* BEGIN *

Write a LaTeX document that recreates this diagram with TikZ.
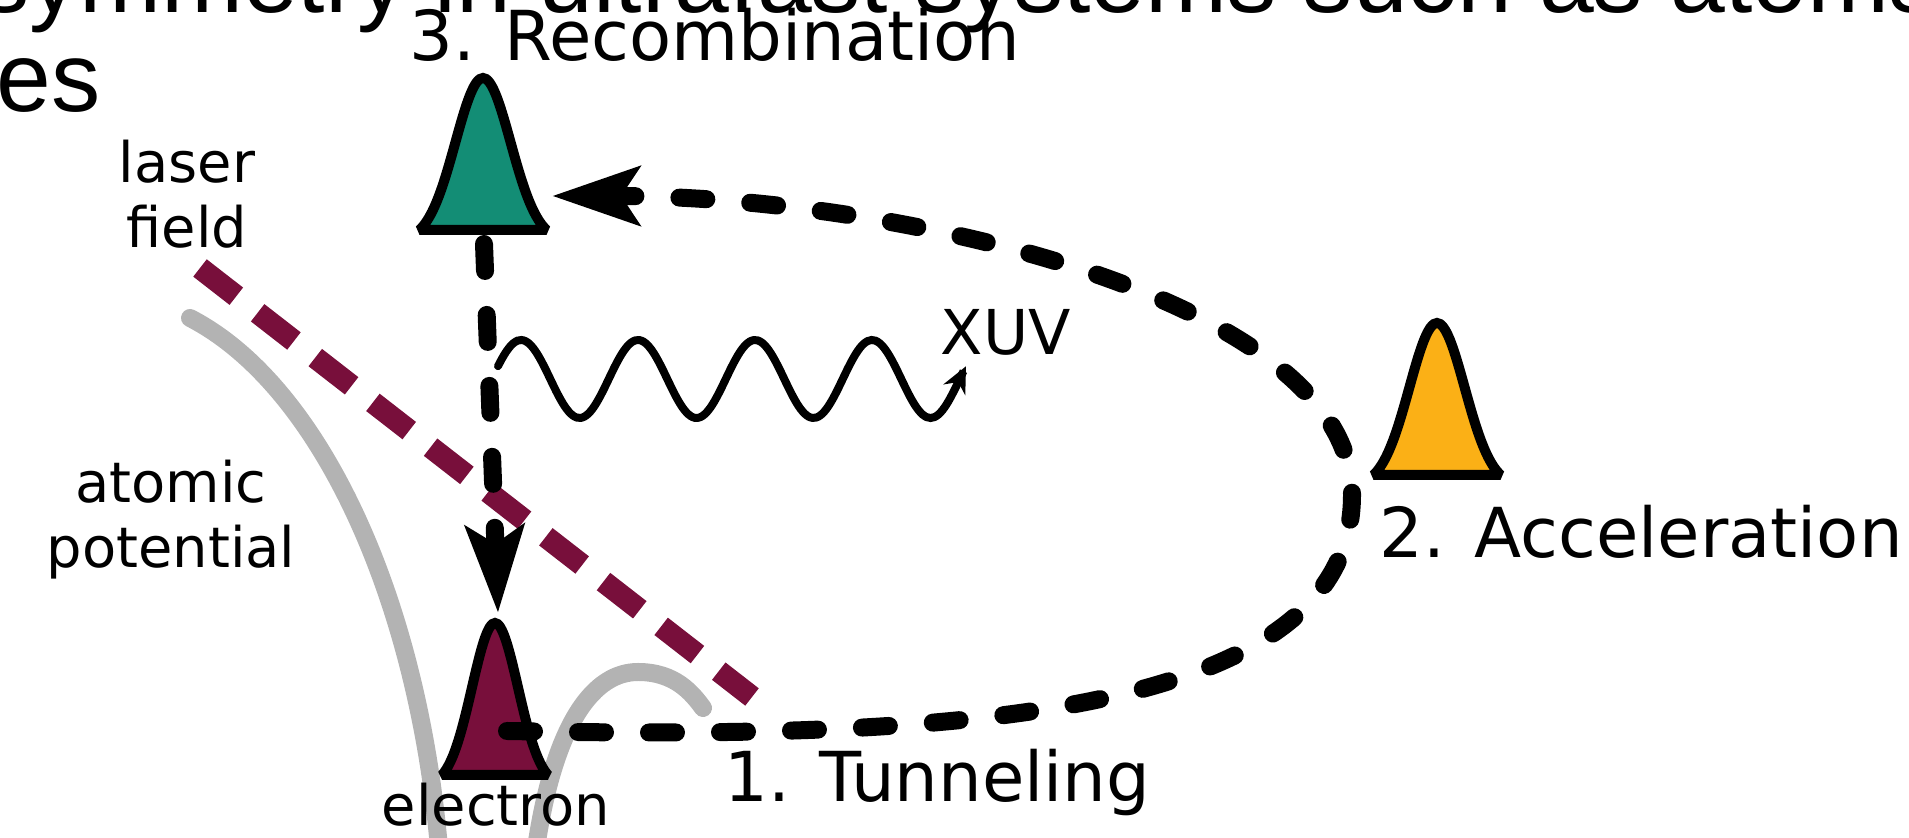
\documentclass[tikz,border=0pt]{standalone}
\usepackage{fontspec}
\setmainfont{DejaVu Sans}
\newfontfamily\slidefont{Liberation Sans}
\usetikzlibrary{arrows.meta}
\definecolor{packetgreen}{HTML}{138D75}
\definecolor{packetorange}{HTML}{FBB016}
\definecolor{wine}{HTML}{780F3B}
\definecolor{wellgray}{HTML}{B3B3B3}
\tikzset{
  orbit/.style={draw=black, line width=0.18cm, line cap=round, dash pattern=on 0.27cm off 0.44cm},
  laserbeam/.style={draw=wine, line width=0.22cm, dash pattern=on 0.46cm off 0.27cm},
  well/.style={draw=wellgray, line width=0.18cm, line cap=round},
  photon/.style={draw=black, line width=0.08cm, line cap=round},
  steplab/.style={font=\fontsize{19.6}{23}\selectfont, inner sep=0pt, anchor=base west},
  sidelab/.style={font=\fontsize{15.9}{18.5}\selectfont, inner sep=0pt, align=center, anchor=base},
  slide/.style={font=\slidefont\fontsize{28}{31}\selectfont, inner sep=0pt, anchor=base west},
  bigtip/.tip={Stealth[length=0.87cm, width=0.58cm, inset=0.18cm]},
  pics/packet/.style={code={
    \draw[draw=black, line width=0.1cm, miter limit=2, pic actions]
      plot[domain=-2.3:2.3, samples=41, smooth] ({#1*\x}, {1.52*(exp(-0.5*(\x)*(\x))-0.071)/0.929}) -- cycle;
  }},
}

\begin{document}
\begin{tikzpicture}
  \useasboundingbox (0,0) rectangle (19.09,8.38);
  \clip (0,0) rectangle (19.09,8.38);

  % slide text running behind the top
  \node[slide] (slideA) at (-0.20,8.25) {symmetry in ultrafast systems such as atoms};
  \node[slide] (slideB) at (-0.04,7.26) {es};

  % where the packets sit
  \coordinate (core) at (4.95,0.63);
  \coordinate (drive) at (14.37,3.63);
  \coordinate (recomb) at (4.83,6.08);

  % atomic potential bent by the field
  \draw[well] (1.90,5.20) .. controls (3.20,4.53) and (4.20,2.38) .. (4.40,-0.22);
  \draw[well] (5.36,-0.10) .. controls (5.55,1.18) and (5.95,1.66) .. (6.38,1.66)
    .. controls (6.75,1.66) and (6.92,1.45) .. (7.03,1.30);

  % laser field
  \coordinate (beamtop) at (2.00,5.70);
  \coordinate (beamend) at (7.52,1.41);
  \draw[laserbeam] (beamtop) -- (beamend);

  % wave packets
  \pic[fill=wine] at (core) {packet=0.23};
  \pic[fill=packetorange] at (drive) {packet=0.276};
  \pic[fill=packetgreen] at (recomb) {packet=0.276};

  % emitted XUV
  \draw[photon, -{Stealth[length=0.26cm, width=0.24cm]}]
    plot[domain=4.98:9.66, samples=120, smooth] (\x, {4.59+0.39*cos(360*(\x-5.21)/1.17)});

  % electron trajectory
  \coordinate (exit) at (5.07,1.07);
  \coordinate (turn) at (13.52,3.43);
  \coordinate (arrive) at (5.52,6.42);
  \draw[orbit, -bigtip] (exit) .. controls (9.00,1.00) and (13.52,1.08) .. (turn)
    .. controls (13.52,5.38) and (9.00,6.42) .. (arrive);
  \coordinate (fall) at (4.84,5.94);
  \coordinate (land) at (4.98,2.25);
  \draw[orbit, -bigtip] (fall) -- (land);

  % labels
  \node[steplab] (tunnel) at (7.24,0.36) {1. Tunneling};
  \node[steplab] (accel) at (13.79,2.80) {2. Acceleration};
  \node[steplab] (recombine) at (4.09,7.77) {3. Recombination};
  \node[steplab, font=\fontsize{17.6}{21}\selectfont] (xuv) at (9.40,4.83) {XUV};
  \node[sidelab] (laser) at (1.87,5.90) {laser\\field};
  \node[sidelab] (potential) at (1.71,2.70) {atomic\\potential};
  \node[sidelab] (electron) at (4.96,0.12) {electron};
\end{tikzpicture}
\end{document}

* END *

● **Challenge**
Write out the whole listing again, exactly, with no pictures.

● **In response**
Write a LaTeX document that recreates this diagram with TikZ.
\documentclass[tikz,border=0pt]{standalone}
\usepackage{fontspec}
\setmainfont{DejaVu Sans}
\newfontfamily\slidefont{Liberation Sans}
\usetikzlibrary{arrows.meta}
\definecolor{packetgreen}{HTML}{138D75}
\definecolor{packetorange}{HTML}{FBB016}
\definecolor{wine}{HTML}{780F3B}
\definecolor{wellgray}{HTML}{B3B3B3}
\tikzset{
  orbit/.style={draw=black, line width=0.18cm, line cap=round, dash pattern=on 0.27cm off 0.44cm},
  laserbeam/.style={draw=wine, line width=0.22cm, dash pattern=on 0.46cm off 0.27cm},
  well/.style={draw=wellgray, line width=0.18cm, line cap=round},
  photon/.style={draw=black, line width=0.08cm, line cap=round},
  steplab/.style={font=\fontsize{19.6}{23}\selectfont, inner sep=0pt, anchor=base west},
  sidelab/.style={font=\fontsize{15.9}{18.5}\selectfont, inner sep=0pt, align=center, anchor=base},
  slide/.style={font=\slidefont\fontsize{28}{31}\selectfont, inner sep=0pt, anchor=base west},
  bigtip/.tip={Stealth[length=0.87cm, width=0.58cm, inset=0.18cm]},
  pics/packet/.style={code={
    \draw[draw=black, line width=0.1cm, miter limit=2, pic actions]
      plot[domain=-2.3:2.3, samples=41, smooth] ({#1*\x}, {1.52*(exp(-0.5*(\x)*(\x))-0.071)/0.929}) -- cycle;
  }},
}

\begin{document}
\begin{tikzpicture}
  \useasboundingbox (0,0) rectangle (19.09,8.38);
  \clip (0,0) rectangle (19.09,8.38);

  % slide text running behind the top
  \node[slide] (slideA) at (-0.20,8.25) {symmetry in ultrafast systems such as atoms};
  \node[slide] (slideB) at (-0.04,7.26) {es};

  % where the packets sit
  \coordinate (core) at (4.95,0.63);
  \coordinate (drive) at (14.37,3.63);
  \coordinate (recomb) at (4.83,6.08);

  % atomic potential bent by the field
  \draw[well] (1.90,5.20) .. controls (3.20,4.53) and (4.20,2.38) .. (4.40,-0.22);
  \draw[well] (5.36,-0.10) .. controls (5.55,1.18) and (5.95,1.66) .. (6.38,1.66)
    .. controls (6.75,1.66) and (6.92,1.45) .. (7.03,1.30);

  % laser field
  \coordinate (beamtop) at (2.00,5.70);
  \coordinate (beamend) at (7.52,1.41);
  \draw[laserbeam] (beamtop) -- (beamend);

  % wave packets
  \pic[fill=wine] at (core) {packet=0.23};
  \pic[fill=packetorange] at (drive) {packet=0.276};
  \pic[fill=packetgreen] at (recomb) {packet=0.276};

  % emitted XUV
  \draw[photon, -{Stealth[length=0.26cm, width=0.24cm]}]
    plot[domain=4.98:9.66, samples=120, smooth] (\x, {4.59+0.39*cos(360*(\x-5.21)/1.17)});

  % electron trajectory
  \coordinate (exit) at (5.07,1.07);
  \coordinate (turn) at (13.52,3.43);
  \coordinate (arrive) at (5.52,6.42);
  \draw[orbit, -bigtip] (exit) .. controls (9.00,1.00) and (13.52,1.08) .. (turn)
    .. controls (13.52,5.38) and (9.00,6.42) .. (arrive);
  \coordinate (fall) at (4.84,5.94);
  \coordinate (land) at (4.98,2.25);
  \draw[orbit, -bigtip] (fall) -- (land);

  % labels
  \node[steplab] (tunnel) at (7.24,0.36) {1. Tunneling};
  \node[steplab] (accel) at (13.79,2.80) {2. Acceleration};
  \node[steplab] (recombine) at (4.09,7.77) {3. Recombination};
  \node[steplab, font=\fontsize{17.6}{21}\selectfont] (xuv) at (9.40,4.83) {XUV};
  \node[sidelab] (laser) at (1.87,5.90) {laser\\field};
  \node[sidelab] (potential) at (1.71,2.70) {atomic\\potential};
  \node[sidelab] (electron) at (4.96,0.12) {electron};
\end{tikzpicture}
\end{document}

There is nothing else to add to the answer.